Il secondo romanzo di Mattia Gelosa (dopo “Negli occhi del Diavolo” del 2011, edito da Il Grappolo) è “E poi tornarono le lucciole“, un thriller a tinte soprannaturali ambientato nelle risaie piemontesi.
In un piccolo paese arriva da Ginevra il commissario Florence, uomo brillante, ma con un trauma alle spalle legato all’alcolismo (che combatte con un grottesco rimedio) e l’incubo ricorrente di una bambola/bambina il cui viso improvvisamente si scioglie tra le fiamme. La vita di provincia sembra pacifica e serena, ma dalle prime nebbie autunnali riappare dopo decenni la Cativoira, la strega delle leggende locali che rapisce i bambini cattivi.
Il paese va nel panico, il commissario invece minimizza tutto. Finché alle successive apparizioni seguono due feroci delitti: quello del ricchissimo proprietario di un castello-hotel della zona e quello del titolare di un’azienda vinicola. Si tratta solo dell’inizio di una lunga catena di sanguinosi crimini e, come se non bastasse, Florence e la sua piccola squadra (gli agenti Fred, Fabio e Lina) ricevono anche delle strane minacce.

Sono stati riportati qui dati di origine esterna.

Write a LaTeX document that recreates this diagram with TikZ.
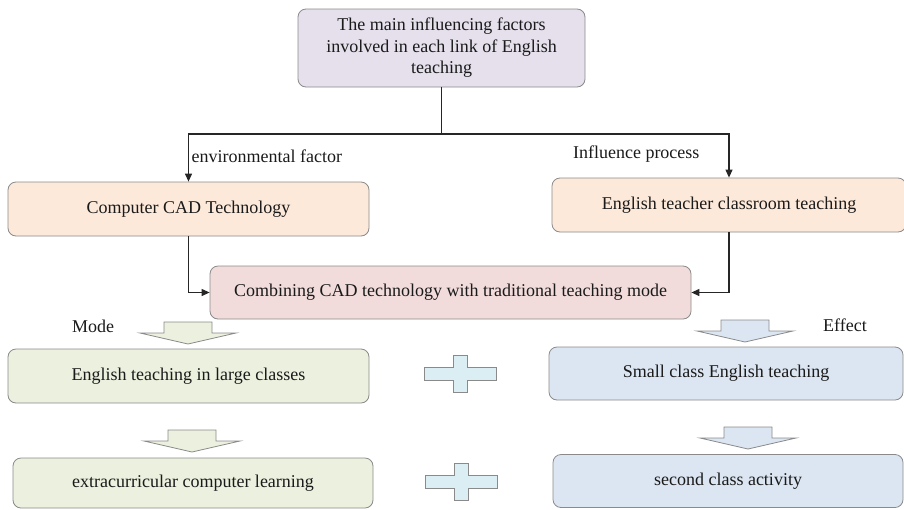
\documentclass[tikz,border=0pt]{standalone}
\usepackage{fontspec}
\setmainfont{Liberation Serif}
\usetikzlibrary{arrows.meta,positioning,calc}
\definecolor{lavender}{HTML}{E5E0EC}
\definecolor{peach}{HTML}{FDE9D9}
\definecolor{rose}{HTML}{F2DCDB}
\definecolor{olivefill}{HTML}{EBF1DE}
\definecolor{bluefill}{HTML}{DCE6F2}
\definecolor{aquafill}{HTML}{DBEEF4}
\definecolor{edgegray}{HTML}{8A8A8A}
\definecolor{linedark}{HTML}{262626}
\definecolor{textmain}{HTML}{1A1A1A}

% hollow down arrow: fill, centre x, top y
\newcommand{\downshape}[3]{%
  \draw[edgegray, line width=0.8pt, fill=#1]
    ({#2-24},{#3}) -- ({#2+24},{#3}) -- ({#2+24},{#3+11}) -- ({#2+48},{#3+11})
    -- ({#2},{#3+22}) -- ({#2-48},{#3+11}) -- ({#2-24},{#3+11}) -- cycle;
}
% plus sign: centre x, centre y
\newcommand{\plusshape}[2]{%
  \draw[edgegray, line width=0.8pt, fill=aquafill]
    ({#1-7},{#2-19}) -- ({#1+7},{#2-19}) -- ({#1+7},{#2-6.5}) -- ({#1+36},{#2-6.5})
    -- ({#1+36},{#2+6.5}) -- ({#1+7},{#2+6.5}) -- ({#1+7},{#2+18}) -- ({#1-7},{#2+18})
    -- ({#1-7},{#2+6.5}) -- ({#1-36},{#2+6.5}) -- ({#1-36},{#2-6.5}) -- ({#1-7},{#2-6.5}) -- cycle;
}

\begin{document}
\begin{tikzpicture}[x=1pt, y=-1pt,
  every node/.style={font=\fontsize{18}{21.5}\selectfont, text=textmain},
  box/.style={rectangle, rounded corners=8pt, draw=edgegray, line width=0.8pt,
    align=center, inner sep=0pt},
  link/.style={-{Triangle[length=8pt, width=7pt]}, linedark, line width=1.2pt},
]
\useasboundingbox (0,0) rectangle (904,509);

% Top factor box
\node[box, fill=lavender, minimum width=287pt, minimum height=78pt] at (441.5, 48) (factors) {
  The main influencing factors\\
  involved in each link of English\\
  teaching
};

% Second row
\node[box, fill=peach, minimum width=361pt, minimum height=54pt] at (188.5, 209) (cad) {Computer CAD Technology};
\node[box, fill=peach, minimum width=354pt, minimum height=54pt] at (729, 205) (teacher) {English teacher classroom teaching};

% Combined mode
\node[box, fill=rose, minimum width=481pt, minimum height=53pt] at (450.5, 292.5) (combine) {Combining CAD technology with traditional teaching mode};

% Mode column
\node[box, fill=olivefill, minimum width=361pt, minimum height=54pt] at (188.5, 376) (large) {English teaching in large classes};
\node[box, fill=olivefill, minimum width=360pt, minimum height=50pt] at (193, 483) (extra) {extracurricular computer learning};

% Effect column
\node[box, fill=bluefill, minimum width=354pt, minimum height=53pt] at (726, 373.5) (small) {Small class English teaching};
\node[box, fill=bluefill, minimum width=350pt, minimum height=53pt] at (728, 481) (second) {second class activity};

% Connectors
\coordinate (split) at (factors.south |- 0,134);
\draw[linedark, line width=1.2pt] (factors.south) -- (split);
\draw[link] (split) -| (cad.north);
\draw[link] (split) -| (teacher.north);
\draw[link] (cad.south) |- (combine.west);
\draw[link] (teacher.south) |- (combine.east);

% Labels
\node[anchor=west] at (188, 156) (envlab) {environmental factor};
\node[anchor=east] at (703, 154) (proclab) {Influence process};
\node at (93, 326) (modelab) {Mode};
\node at (845, 325) (effectlab) {Effect};

% Hollow arrows
\downshape{olivefill}{188}{322}
\downshape{olivefill}{192}{430}
\downshape{bluefill}{745}{320}
\downshape{bluefill}{748}{427}

% Plus signs
\plusshape{460}{374}
\plusshape{461}{482}

\end{tikzpicture}
\end{document}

Tra personaggi stravaganti, incubi, cieli nebbiosi e terreni di fango il lettore viene proiettato in un vortice di domande che renderanno impossibile, a lui come alla polizia, distinguere il reale dal soprannaturale. La strega e i delitti sono forse collegati al furto delle reliquie della chiesa? Il santuario con l’affresco di uno spartito insanguinato è davvero il cuore di attività esoteriche e sataniche? E perché tutti credono che la centrale nucleare dismessa emani energie negative?
Di soprannaturale, però, alla fine non ci sarà nulla e il commissario Florence, aiutato anche dall’amico giornalista-attore Mark e da Elisa, anziana pettegola del paese, riuscirà a trovare il modo di far combaciare tutti i tasselli del puzzle, portando alla luce una verità sconvolgente e ben più grande di quanto inizialmente immaginabile. Una verità che affonda le sue radici direttamente nella storia.
“E poi tornarono le lucciole” è un romanzo che ha diversi punti di forza: personaggi ben costruiti e variegati, momenti paurosi che si alternano a sprazzi umoristici, dialoghi brillanti, una storia accattivante che si immerge tra le intriganti leggende di luoghi che sono molto più che una semplice cornice.
Merito, questo, di diversi viaggi dell’autore in visita proprio alla provincia di Vercelli: d’altronde, l’idea del romanzo nasce proprio in quel fazzoletto di terra “in mezzo al nulla e in mezzo a tutto” (cit.) durante una trasferta di lavoro per intervistare una famiglia nobile che oggi ha una rinomata riseria.
In quell’occasione, Gelosa rimane meravigliato davanti all’immensità delle Alpi che si innalzano enormi dalla pianura, ma anche colpito dalla grandezza delle torri della centrale nucleare di Trino, che dominano l’orizzonte opposto.
Questo iniziale contrasto tra meraviglia e orrore permea tutto il libro: i boschi si trasformano in paludi, l’eleganza delle cicogne contrasta con la bruttezza delle nutrie, le risaie sono affascinanti, ma producono nebbie fittissime e fango che continuamente sporca le scarpe dei protagonisti.
Il lettore viene immerso nel caso poliziesco e accompagnato dall’autore ad ascoltare insieme ai protagonisti la leggenda della strega Cativoira e quella del signore delle noci, ad ammirare “l’affresco del Diavolo” o a perdersi tra castelli, sacri monti e forti medievali.
Ma viene anche accompagnato a scoprire sprazzi della vita dello stesso autore. Il romanzo, infatti, è ricco di citazioni a film, canzoni o opere a lui care e vi è inserito persino un vero aneddoto di vita: in auto con amici sui colli di Alessandria, una sera una nube di nebbia improvvisa avvolse tutto, costringendoli a scendere a passo d’uomo da una serie di tornanti.
Quegli amici sono ancora a fianco a Gelosa ed è a loro che è dedicato questo libro, che deve il titolo anche ai suoi numerosi passaggi spensierati e quasi poetici.